Write the material out again in full, word for word. Do not include the pictures.

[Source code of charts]
--- --- ---

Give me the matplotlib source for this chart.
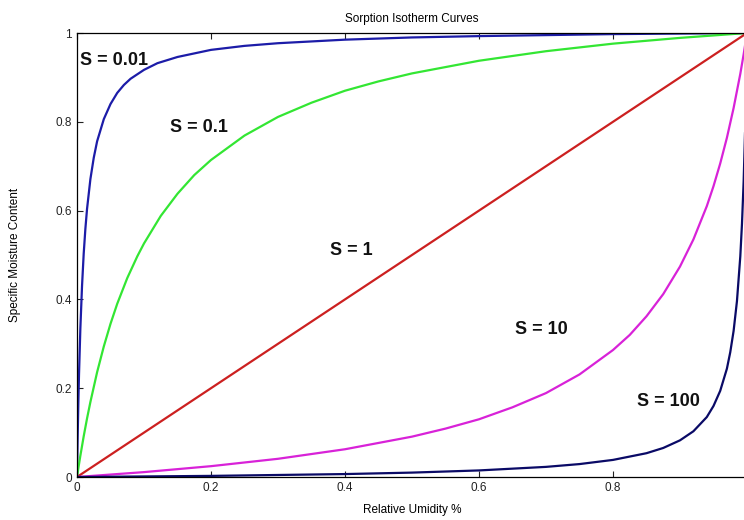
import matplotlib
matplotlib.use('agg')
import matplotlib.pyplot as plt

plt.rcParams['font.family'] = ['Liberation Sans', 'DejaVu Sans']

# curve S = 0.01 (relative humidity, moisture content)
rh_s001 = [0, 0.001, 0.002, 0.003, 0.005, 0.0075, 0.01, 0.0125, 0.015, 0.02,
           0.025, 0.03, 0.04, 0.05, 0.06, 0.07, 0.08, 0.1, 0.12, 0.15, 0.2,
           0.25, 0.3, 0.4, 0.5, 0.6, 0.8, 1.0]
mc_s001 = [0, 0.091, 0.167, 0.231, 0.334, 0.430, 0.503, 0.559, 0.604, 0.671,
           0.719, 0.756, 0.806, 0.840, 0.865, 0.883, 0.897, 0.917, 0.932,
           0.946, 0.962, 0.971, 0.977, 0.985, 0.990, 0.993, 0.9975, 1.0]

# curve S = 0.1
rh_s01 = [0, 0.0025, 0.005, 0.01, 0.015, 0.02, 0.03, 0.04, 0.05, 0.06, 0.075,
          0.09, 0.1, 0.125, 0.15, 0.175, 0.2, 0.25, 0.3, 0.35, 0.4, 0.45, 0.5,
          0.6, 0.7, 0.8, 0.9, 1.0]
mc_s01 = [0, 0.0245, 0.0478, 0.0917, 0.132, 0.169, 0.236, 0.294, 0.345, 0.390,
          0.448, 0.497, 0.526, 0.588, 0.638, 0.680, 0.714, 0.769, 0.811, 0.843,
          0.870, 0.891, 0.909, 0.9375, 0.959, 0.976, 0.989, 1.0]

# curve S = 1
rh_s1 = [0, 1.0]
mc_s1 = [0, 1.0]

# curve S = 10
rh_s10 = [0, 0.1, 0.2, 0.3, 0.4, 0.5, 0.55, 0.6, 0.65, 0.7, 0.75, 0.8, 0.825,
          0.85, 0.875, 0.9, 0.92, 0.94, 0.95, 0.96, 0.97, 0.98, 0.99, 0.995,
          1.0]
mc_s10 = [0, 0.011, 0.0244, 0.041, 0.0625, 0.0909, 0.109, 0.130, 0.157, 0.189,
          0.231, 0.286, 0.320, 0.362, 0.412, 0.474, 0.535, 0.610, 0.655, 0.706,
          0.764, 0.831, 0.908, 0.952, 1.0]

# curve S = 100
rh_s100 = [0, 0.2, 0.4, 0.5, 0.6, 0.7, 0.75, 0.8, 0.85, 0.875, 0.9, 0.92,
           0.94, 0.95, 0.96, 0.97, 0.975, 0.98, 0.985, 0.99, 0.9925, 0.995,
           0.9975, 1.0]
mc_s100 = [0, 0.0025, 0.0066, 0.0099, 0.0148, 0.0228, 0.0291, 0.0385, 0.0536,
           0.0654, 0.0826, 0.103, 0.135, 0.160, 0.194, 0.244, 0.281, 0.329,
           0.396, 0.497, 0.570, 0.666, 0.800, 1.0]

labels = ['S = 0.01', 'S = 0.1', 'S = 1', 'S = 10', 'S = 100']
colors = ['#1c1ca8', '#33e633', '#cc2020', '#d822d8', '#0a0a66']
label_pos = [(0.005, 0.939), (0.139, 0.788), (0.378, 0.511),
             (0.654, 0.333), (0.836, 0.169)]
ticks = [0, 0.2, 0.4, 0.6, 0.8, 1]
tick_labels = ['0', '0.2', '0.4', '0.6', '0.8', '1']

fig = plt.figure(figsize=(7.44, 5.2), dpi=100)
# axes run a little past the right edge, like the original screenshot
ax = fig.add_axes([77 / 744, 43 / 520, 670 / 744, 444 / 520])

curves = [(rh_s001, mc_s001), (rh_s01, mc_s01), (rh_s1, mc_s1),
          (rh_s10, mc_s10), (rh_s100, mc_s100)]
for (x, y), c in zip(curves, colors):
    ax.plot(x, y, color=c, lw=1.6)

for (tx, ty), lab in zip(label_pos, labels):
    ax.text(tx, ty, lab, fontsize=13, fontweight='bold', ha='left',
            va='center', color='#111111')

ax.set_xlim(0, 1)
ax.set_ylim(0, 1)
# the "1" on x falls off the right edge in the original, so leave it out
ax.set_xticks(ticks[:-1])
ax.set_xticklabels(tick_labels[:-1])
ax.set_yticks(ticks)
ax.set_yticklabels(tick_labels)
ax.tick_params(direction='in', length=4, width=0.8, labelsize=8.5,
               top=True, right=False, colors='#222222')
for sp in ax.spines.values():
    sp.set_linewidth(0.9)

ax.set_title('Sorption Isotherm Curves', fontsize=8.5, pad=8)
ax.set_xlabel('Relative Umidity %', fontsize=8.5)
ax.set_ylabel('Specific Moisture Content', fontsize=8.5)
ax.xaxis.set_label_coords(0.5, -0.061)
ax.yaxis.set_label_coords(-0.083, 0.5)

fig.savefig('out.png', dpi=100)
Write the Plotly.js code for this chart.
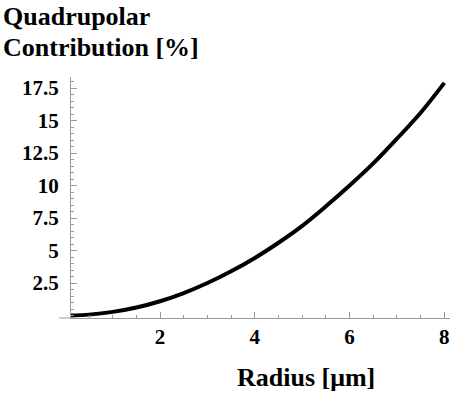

--- --- ---

Answer for the task
Give me the matplotlib source for this chart.
import matplotlib
matplotlib.use('agg')
import matplotlib.pyplot as plt

plt.rcParams['font.family'] = ['Liberation Sans', 'DejaVu Sans']

# curve S = 0.01 (relative humidity, moisture content)
rh_s001 = [0, 0.001, 0.002, 0.003, 0.005, 0.0075, 0.01, 0.0125, 0.015, 0.02,
           0.025, 0.03, 0.04, 0.05, 0.06, 0.07, 0.08, 0.1, 0.12, 0.15, 0.2,
           0.25, 0.3, 0.4, 0.5, 0.6, 0.8, 1.0]
mc_s001 = [0, 0.091, 0.167, 0.231, 0.334, 0.430, 0.503, 0.559, 0.604, 0.671,
           0.719, 0.756, 0.806, 0.840, 0.865, 0.883, 0.897, 0.917, 0.932,
           0.946, 0.962, 0.971, 0.977, 0.985, 0.990, 0.993, 0.9975, 1.0]

# curve S = 0.1
rh_s01 = [0, 0.0025, 0.005, 0.01, 0.015, 0.02, 0.03, 0.04, 0.05, 0.06, 0.075,
          0.09, 0.1, 0.125, 0.15, 0.175, 0.2, 0.25, 0.3, 0.35, 0.4, 0.45, 0.5,
          0.6, 0.7, 0.8, 0.9, 1.0]
mc_s01 = [0, 0.0245, 0.0478, 0.0917, 0.132, 0.169, 0.236, 0.294, 0.345, 0.390,
          0.448, 0.497, 0.526, 0.588, 0.638, 0.680, 0.714, 0.769, 0.811, 0.843,
          0.870, 0.891, 0.909, 0.9375, 0.959, 0.976, 0.989, 1.0]

# curve S = 1
rh_s1 = [0, 1.0]
mc_s1 = [0, 1.0]

# curve S = 10
rh_s10 = [0, 0.1, 0.2, 0.3, 0.4, 0.5, 0.55, 0.6, 0.65, 0.7, 0.75, 0.8, 0.825,
          0.85, 0.875, 0.9, 0.92, 0.94, 0.95, 0.96, 0.97, 0.98, 0.99, 0.995,
          1.0]
mc_s10 = [0, 0.011, 0.0244, 0.041, 0.0625, 0.0909, 0.109, 0.130, 0.157, 0.189,
          0.231, 0.286, 0.320, 0.362, 0.412, 0.474, 0.535, 0.610, 0.655, 0.706,
          0.764, 0.831, 0.908, 0.952, 1.0]

# curve S = 100
rh_s100 = [0, 0.2, 0.4, 0.5, 0.6, 0.7, 0.75, 0.8, 0.85, 0.875, 0.9, 0.92,
           0.94, 0.95, 0.96, 0.97, 0.975, 0.98, 0.985, 0.99, 0.9925, 0.995,
           0.9975, 1.0]
mc_s100 = [0, 0.0025, 0.0066, 0.0099, 0.0148, 0.0228, 0.0291, 0.0385, 0.0536,
           0.0654, 0.0826, 0.103, 0.135, 0.160, 0.194, 0.244, 0.281, 0.329,
           0.396, 0.497, 0.570, 0.666, 0.800, 1.0]

labels = ['S = 0.01', 'S = 0.1', 'S = 1', 'S = 10', 'S = 100']
colors = ['#1c1ca8', '#33e633', '#cc2020', '#d822d8', '#0a0a66']
label_pos = [(0.005, 0.939), (0.139, 0.788), (0.378, 0.511),
             (0.654, 0.333), (0.836, 0.169)]
ticks = [0, 0.2, 0.4, 0.6, 0.8, 1]
tick_labels = ['0', '0.2', '0.4', '0.6', '0.8', '1']

fig = plt.figure(figsize=(7.44, 5.2), dpi=100)
# axes run a little past the right edge, like the original screenshot
ax = fig.add_axes([77 / 744, 43 / 520, 670 / 744, 444 / 520])

curves = [(rh_s001, mc_s001), (rh_s01, mc_s01), (rh_s1, mc_s1),
          (rh_s10, mc_s10), (rh_s100, mc_s100)]
for (x, y), c in zip(curves, colors):
    ax.plot(x, y, color=c, lw=1.6)

for (tx, ty), lab in zip(label_pos, labels):
    ax.text(tx, ty, lab, fontsize=13, fontweight='bold', ha='left',
            va='center', color='#111111')

ax.set_xlim(0, 1)
ax.set_ylim(0, 1)
# the "1" on x falls off the right edge in the original, so leave it out
ax.set_xticks(ticks[:-1])
ax.set_xticklabels(tick_labels[:-1])
ax.set_yticks(ticks)
ax.set_yticklabels(tick_labels)
ax.tick_params(direction='in', length=4, width=0.8, labelsize=8.5,
               top=True, right=False, colors='#222222')
for sp in ax.spines.values():
    sp.set_linewidth(0.9)

ax.set_title('Sorption Isotherm Curves', fontsize=8.5, pad=8)
ax.set_xlabel('Relative Umidity %', fontsize=8.5)
ax.set_ylabel('Specific Moisture Content', fontsize=8.5)
ax.xaxis.set_label_coords(0.5, -0.061)
ax.yaxis.set_label_coords(-0.083, 0.5)

fig.savefig('out.png', dpi=100)
Write the Plotly.js code for this chart.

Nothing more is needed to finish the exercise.